De plus, la mobilité des femmes est généralement dictée par les exigences familiales et l’impact du temps passé à l’extérieur du ménage sur celui alloué à la famille, à l’éducation des enfants et à la proximité du foyer. Les difficultés liées aux stéréotypes que rencontrent les femmes pour concilier vies personnelle et professionnelle est l’un des grands obstacles à l’avancement des femmes dans la sphère économique ou autres. Certaines femmes réussissent à un certain niveau à sortir des rôles imposés par la société et mettent sur pieds leurs propres entreprenariats. Cependant, le plus souvent elles ne les contrôlent pas ; elles ne détiennent pas le pouvoir de décisions.
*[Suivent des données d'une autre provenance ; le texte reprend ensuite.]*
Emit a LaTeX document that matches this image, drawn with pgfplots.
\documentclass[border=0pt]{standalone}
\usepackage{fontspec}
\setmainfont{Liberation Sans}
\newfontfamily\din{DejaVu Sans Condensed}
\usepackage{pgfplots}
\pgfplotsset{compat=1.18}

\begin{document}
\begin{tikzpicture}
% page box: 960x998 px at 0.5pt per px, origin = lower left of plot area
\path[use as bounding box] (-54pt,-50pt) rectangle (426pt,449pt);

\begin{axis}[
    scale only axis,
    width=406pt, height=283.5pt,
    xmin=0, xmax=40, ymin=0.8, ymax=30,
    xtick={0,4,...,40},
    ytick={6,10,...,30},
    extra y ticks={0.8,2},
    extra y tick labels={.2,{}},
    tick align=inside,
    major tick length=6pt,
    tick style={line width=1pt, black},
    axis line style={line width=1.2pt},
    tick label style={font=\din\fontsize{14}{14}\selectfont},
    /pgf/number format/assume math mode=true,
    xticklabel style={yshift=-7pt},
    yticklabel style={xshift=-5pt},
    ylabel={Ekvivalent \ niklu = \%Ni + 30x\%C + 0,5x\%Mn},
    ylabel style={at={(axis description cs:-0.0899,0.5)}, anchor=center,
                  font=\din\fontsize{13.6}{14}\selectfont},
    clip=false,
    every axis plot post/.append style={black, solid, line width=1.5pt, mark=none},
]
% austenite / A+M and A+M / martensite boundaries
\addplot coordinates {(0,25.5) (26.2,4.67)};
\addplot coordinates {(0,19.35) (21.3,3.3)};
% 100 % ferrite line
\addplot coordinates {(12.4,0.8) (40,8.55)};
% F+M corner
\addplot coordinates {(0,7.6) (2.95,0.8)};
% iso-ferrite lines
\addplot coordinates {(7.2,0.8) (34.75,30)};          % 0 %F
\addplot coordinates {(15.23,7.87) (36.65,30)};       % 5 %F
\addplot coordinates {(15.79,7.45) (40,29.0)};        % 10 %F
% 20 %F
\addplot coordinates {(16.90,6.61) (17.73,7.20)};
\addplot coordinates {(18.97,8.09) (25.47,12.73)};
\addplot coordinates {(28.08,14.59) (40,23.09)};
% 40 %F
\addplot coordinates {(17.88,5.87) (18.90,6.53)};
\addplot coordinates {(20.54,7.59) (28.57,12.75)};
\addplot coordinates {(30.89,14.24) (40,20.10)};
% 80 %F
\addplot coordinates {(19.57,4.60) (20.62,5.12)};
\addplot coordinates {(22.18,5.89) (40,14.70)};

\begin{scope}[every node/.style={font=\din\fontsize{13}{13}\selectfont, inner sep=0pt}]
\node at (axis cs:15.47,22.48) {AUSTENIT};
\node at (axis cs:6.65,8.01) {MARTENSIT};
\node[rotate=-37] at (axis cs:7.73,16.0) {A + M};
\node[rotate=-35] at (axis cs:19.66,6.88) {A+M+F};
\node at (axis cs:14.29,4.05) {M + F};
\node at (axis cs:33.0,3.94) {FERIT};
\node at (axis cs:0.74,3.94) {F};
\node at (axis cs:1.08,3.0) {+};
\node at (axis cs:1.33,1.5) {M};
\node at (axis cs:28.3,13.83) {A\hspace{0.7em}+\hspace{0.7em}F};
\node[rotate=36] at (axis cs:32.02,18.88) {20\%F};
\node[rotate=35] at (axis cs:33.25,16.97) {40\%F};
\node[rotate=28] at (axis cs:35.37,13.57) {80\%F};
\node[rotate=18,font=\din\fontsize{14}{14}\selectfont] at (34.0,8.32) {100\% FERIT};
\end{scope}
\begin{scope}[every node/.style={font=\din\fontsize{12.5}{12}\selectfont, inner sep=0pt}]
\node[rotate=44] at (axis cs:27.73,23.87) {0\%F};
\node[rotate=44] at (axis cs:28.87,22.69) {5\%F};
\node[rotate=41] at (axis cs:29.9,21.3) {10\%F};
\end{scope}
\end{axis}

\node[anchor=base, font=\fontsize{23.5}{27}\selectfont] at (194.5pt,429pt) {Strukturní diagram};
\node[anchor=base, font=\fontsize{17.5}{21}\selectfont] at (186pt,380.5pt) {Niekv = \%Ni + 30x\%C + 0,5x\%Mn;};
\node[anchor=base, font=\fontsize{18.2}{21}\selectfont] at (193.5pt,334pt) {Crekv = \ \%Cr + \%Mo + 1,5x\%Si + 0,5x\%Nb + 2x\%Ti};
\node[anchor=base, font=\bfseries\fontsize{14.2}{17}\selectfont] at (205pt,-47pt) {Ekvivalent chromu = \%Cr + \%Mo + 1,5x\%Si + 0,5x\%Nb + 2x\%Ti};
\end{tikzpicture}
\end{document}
Ce sont très souvent des membres masculins de la famille (ex. le père, le mari) qui le détiennent ; sur la façon dont les ressources sont gérées, sur le choix des fournisseurs et des marchés et même sur la mobilité des femmes pour opérer leurs entreprises.

Les stéréotypes de genre perpétués au sein de la société marocaine (et de manière beaucoup plus marquée en régions rurales) sont :

1)           Le rôle de la femme est de prendre soin de son foyer et ses enfants ;

2)           L’homme qui participe aux tâches ménagères est faible et contrôlé par sa femme ;

3)           La femme ne doit sortir de chez elle que deux fois dans sa vie, pour aller : chez son mari et au     cimetière ;

4)           Une bonne femme écoute et fait ce que le père ou le mari ordonne de faire ;

5)           Une bonne femme baisse ses yeux en parlant aux hommes ;

6)           Une bonne femme doit supporter son mari même si elle est maltraitée par celui-ci.
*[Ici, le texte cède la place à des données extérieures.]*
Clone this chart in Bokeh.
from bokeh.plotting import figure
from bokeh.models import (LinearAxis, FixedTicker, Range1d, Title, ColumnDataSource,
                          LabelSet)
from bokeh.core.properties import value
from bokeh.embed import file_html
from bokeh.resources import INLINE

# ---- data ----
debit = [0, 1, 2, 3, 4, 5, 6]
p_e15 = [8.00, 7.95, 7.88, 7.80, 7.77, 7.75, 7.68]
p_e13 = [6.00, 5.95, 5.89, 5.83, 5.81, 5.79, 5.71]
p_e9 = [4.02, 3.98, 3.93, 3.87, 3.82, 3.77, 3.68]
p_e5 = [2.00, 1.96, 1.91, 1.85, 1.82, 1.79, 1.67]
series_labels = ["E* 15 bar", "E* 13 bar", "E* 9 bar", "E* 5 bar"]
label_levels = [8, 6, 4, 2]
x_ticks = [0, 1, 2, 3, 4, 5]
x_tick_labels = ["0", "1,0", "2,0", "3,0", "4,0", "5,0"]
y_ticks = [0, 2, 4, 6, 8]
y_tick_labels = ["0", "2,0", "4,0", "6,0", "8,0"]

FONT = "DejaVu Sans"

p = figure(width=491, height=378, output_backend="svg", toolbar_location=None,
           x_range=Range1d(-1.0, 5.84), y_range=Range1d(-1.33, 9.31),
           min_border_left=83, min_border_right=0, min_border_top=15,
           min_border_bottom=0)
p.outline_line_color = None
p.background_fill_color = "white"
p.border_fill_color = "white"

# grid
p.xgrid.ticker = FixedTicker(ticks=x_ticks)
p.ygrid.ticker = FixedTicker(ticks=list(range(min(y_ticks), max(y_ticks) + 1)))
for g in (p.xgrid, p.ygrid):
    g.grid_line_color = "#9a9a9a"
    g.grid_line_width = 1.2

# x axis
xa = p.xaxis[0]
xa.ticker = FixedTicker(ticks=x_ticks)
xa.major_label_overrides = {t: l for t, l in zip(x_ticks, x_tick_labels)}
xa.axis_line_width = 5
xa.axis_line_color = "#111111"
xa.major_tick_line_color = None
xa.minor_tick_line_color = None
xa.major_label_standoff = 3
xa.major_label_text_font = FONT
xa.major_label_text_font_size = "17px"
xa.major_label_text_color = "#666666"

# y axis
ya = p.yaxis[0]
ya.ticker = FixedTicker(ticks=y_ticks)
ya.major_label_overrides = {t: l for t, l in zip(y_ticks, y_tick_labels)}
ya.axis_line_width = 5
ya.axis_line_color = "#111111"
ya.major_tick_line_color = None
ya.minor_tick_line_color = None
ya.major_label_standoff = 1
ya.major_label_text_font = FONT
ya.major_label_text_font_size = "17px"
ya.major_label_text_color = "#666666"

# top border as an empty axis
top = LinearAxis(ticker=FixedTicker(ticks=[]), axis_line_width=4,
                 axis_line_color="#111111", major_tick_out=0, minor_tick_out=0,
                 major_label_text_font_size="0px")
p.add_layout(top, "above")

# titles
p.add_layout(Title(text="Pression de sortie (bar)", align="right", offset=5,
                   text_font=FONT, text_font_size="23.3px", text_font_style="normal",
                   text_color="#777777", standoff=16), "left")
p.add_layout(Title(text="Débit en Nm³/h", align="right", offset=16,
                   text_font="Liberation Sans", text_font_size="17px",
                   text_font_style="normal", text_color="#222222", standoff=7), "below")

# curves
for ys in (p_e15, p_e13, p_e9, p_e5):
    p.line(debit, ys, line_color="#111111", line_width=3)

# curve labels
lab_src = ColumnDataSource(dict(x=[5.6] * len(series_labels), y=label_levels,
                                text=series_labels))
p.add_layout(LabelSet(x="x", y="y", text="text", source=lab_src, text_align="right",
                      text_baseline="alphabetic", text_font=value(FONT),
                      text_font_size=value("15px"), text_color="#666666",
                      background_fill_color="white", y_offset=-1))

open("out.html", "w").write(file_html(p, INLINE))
7)        Les femmes ne doivent pas avoir le dernier mot sur les affaires de la famille

8)        Les femmes ne doivent pas contrôler la finance de la famille

9)    Les femmes doivent d’abord s’occupées des activités de reproduction avant les activités génératrices de revenus (malgré leur besoin d’argent).
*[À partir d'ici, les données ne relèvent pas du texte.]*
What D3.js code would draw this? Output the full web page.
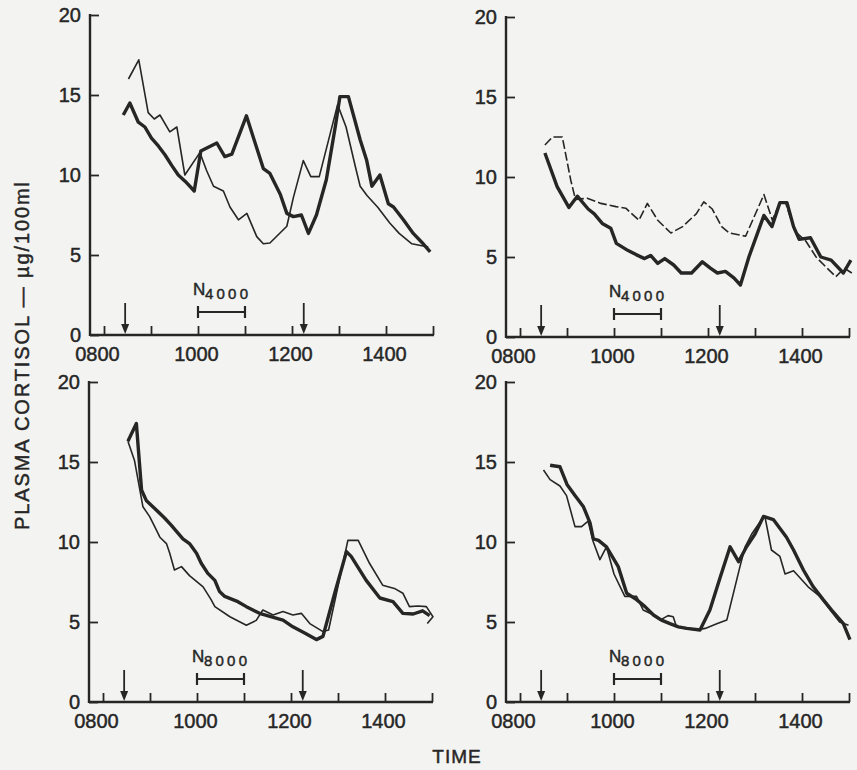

   III.          Description du projet :

Le projet « Autonomisation des femmes à travers l’entreprenariat durable » (AFED) est un projet de cinq ans mis en œuvre par CARE International Maroc dans la région de Marrakech-Safi au Maroc, en collaboration avec CARE Canada, entre le 14 mai 2018 et le 30 avril 2023. Il est financé par le Gouvernement canadien (à travers Affaires Mondiales Canada – AMC). Le Résultat Ultime du projet est L’autonomisation économique des femmes rurales de la région Marrakech-Safi est augmentée. Pour ce faire, CARE Maroc vise le renforcement de 40 coopératives féminines et l’accompagnement de 1 296 femmes pour la création de leurs entreprises. Plus spécifiquement, le projet cherche à lutter contre les stéréotypes genre qui entravent la participation économique des femmes et à renforcer l’entreprenariat féminin pour plus d’autonomie et prise de pouvoir. Ainsi, AFED est conçu afin d’avoir un impact sur les communautés elles-mêmes, en engageant particulièrement les individus influents qui tendent à perpétuer les stéréotypes de genre (hommes, religieux, leaders traditionnels, femmes – par exemple les belles-mères -, etc.), au fur et à mesure que les groupes de femmes ciblées auront renforcé leurs capacités techniques en entreprenariat.

 

   IV.          Objectif de la campagne

  1. Sensibilisation :
  • sensibiliser la société marocaine au niveau régional et national et les communautés cibles de CARE Maroc sur les barrières de l’entreprenariat féminin liées aux stéréotypes du genre et comment appuyer les femmes au niveau communautaire surtout à travers une gestion équitable des ménages
  • sensibiliser les acteurs étatiques qui travaillent sur le renforcement de l’entreprenariat à prendre en considération les besoins spécifiques des femmes dans leurs services.